Hérodote et Xénophon attribuent leur institution à Lycurgue, qui imagina ce moyen pour maintenir la juste balance d'autorité dans le gouvernement. Suivant Plutarque, la création de cette suprême magistrature est dû. à Théopompe, roi de Sparte. Ce prince, dit cet historien, trouvant lui même la puissance des rois et du sénat trop considérable, y opposa pour frein l'autorité des éphores, environ 130 ans après Lycurgue. Il ajoute, que la femme de Théopompe lui reprochant que par cet établissement il laisserait à ses enfants la royauté beaucoup moindre qu'il ne l'avait reçue ; Théopompe lui répondit admirablement : " Au contraire, je la leur laisserai plus grande, d'autant qu'elle sera plus durable ". Ce qui est certain, c'est que cet établissement contribua longtemps à maintenir la royauté et le sénat, dans les justes bornes de la douceur et de la modération.

Ces bornes sont nécessaires au maintien de toute aristocratie ; mais surtout dans l'aristocratie de Lacédémone, à la tête de laquelle se trouvaient deux rois qui étaient comme les chefs du sénat, on avait besoin de moyens efficaces pour que les sénateurs rendissent justice au peuple. Il fallait donc qu'il y eut des tribuns, des magistrats, qui parlassent pour ce peuple, et qui pussent dans certaines circonstances mortifier l'orgueil de la domination ; il fallait sapper les lois qui favorisent les distinctions que la vanité met entre les familles, sous prétexte qu'elles sont plus nobles ou plus anciennes : distinctions qu'on doit mettre au rang des petitesses des particuliers. Mais d'un autre côté, comme la nature du peuple est d'agir par passion, il fallait des gens qui pussent le modérer et le réprimer ; il fallait par conséquent la subordination extrême des citoyens aux magistrats qu'ils avaient une fois nommés. Voilà ce qu'opéra l'institution des éphores, propre à conserver une heureuse harmonie dans tous les ordres de l'état. On voit dans l'histoire de Lacédémone comment, pour le bien de la république, ils surent, dans plusieurs conjonctures, mortifier les faiblesses des rais, celles des grands, et celles du peuple.
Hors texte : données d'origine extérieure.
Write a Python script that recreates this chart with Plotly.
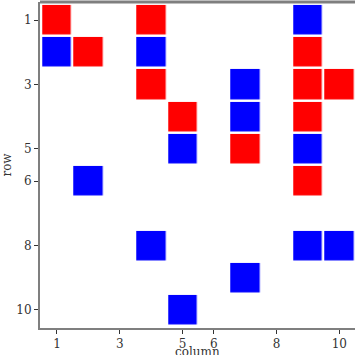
import plotly.graph_objects as go

rows = [1, 1, 1, 2, 2, 2, 2, 3, 3, 3, 3, 4, 4, 4, 5, 5, 5, 6, 6, 8, 8, 8, 9, 10]
cols = [1, 4, 9, 1, 2, 4, 9, 4, 7, 9, 10, 5, 7, 9, 5, 7, 9, 2, 9, 4, 9, 10, 7, 5]
kind = ["r", "r", "b", "b", "r", "b", "r", "r", "b", "r", "r", "r", "b", "r", "b", "r", "b", "b", "r", "b", "b", "b", "b", "b"]
tick_vals = [1, 3, 5, 6, 8, 10]

z = [[None] * 10 for _ in range(10)]
for r, c, k in zip(rows, cols, kind):
    z[r - 1][c - 1] = 0 if k == "r" else 1

fig = go.Figure(go.Heatmap(
    z=z, x=list(range(1, 11)), y=list(range(1, 11)),
    colorscale=[[0, "#ff0000"], [0.5, "#ff0000"], [0.5, "#0000ff"], [1, "#0000ff"]],
    zmin=0, zmax=1, showscale=False, xgap=2.5, ygap=2.5, hoverinfo="skip",
))

font_txt = dict(family="DejaVu Serif", size=12, color="#333333")

axis_common = dict(
    showgrid=False, zeroline=False, showline=True, linecolor="#7f7f7f", linewidth=2,
    ticks="outside", ticklen=4, tickcolor="#333333", tickwidth=1,
    tickvals=tick_vals, ticktext=[str(v) for v in tick_vals], automargin=False,
    tickfont=font_txt,
)

fig.update_layout(
    width=355, height=355,
    margin=dict(l=40, r=0, t=2, b=27),
    plot_bgcolor="white", paper_bgcolor="white",
    xaxis=dict(range=[0.46, 10.5], **axis_common),
    yaxis=dict(range=[10.56, 0.44], title=dict(text="row", standoff=8, font=font_txt),
               **axis_common),
    shapes=[dict(type="line", xref="paper", yref="paper", x0=0, x1=1, y0=1, y1=1,
                 line=dict(color="#7f7f7f", width=3))],
    annotations=[dict(text="column", xref="paper", yref="paper", x=0.5, y=0,
                      xanchor="center", yanchor="top", yshift=-15, showarrow=False,
                      font=font_txt)],
)

fig.write_html(
    "out.html",
    config={"displayModeBar": False},
    post_script="document.body.style.margin='0';document.body.style.overflow='hidden';",
)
Elien nous raconte aussi des traits de leur sagesse : dans la chaleur des factions, quelques Clazoméniens ayant un jour répandu de l'ordure sur les sièges des éphores, ces magistrats se contentèrent pour les punir, de faire publier par toute la ville de Sparte, que de telles sottises seraient permises aux Clazoméniens.

L'unique remède qu'on trouva pour détruire leur pouvoir, fut de tâcher de les brouiller les uns avec les autres, et cela réussit quelquefois. Pausanias, par exemple, pratiqua adroitement ce stratagème, lorsque jaloux des victoires de Lysander, il gagna trois des éphores pour se faire donner la commission de continuer la guerre aux Athéniens. Mais le roi Cléomene III. du nom prit un parti plus infame ; il excita des troubles dans sa patrie, fit égorger les éphores, partagea les terres, donna l'abolition des dettes, et le droit de bourgeoisie aux étrangers, comme Agis l'avait proposé. Cependant il parait par des passages de Polybe, de Josephe, et de Philostrate, que les éphores furent rétablis après la mort de Cléomene ; les Spartiates ne connaissant aucun inconvénient comparable aux avantages d'une magistrature faite pour empêcher que ni l'autorité royale et aristocratique ne penchassent vers la dureté et la tyrannie, ni la liberté populaire vers la licence et la révolte. Article de M. le Chevalier DE JAUCOURT.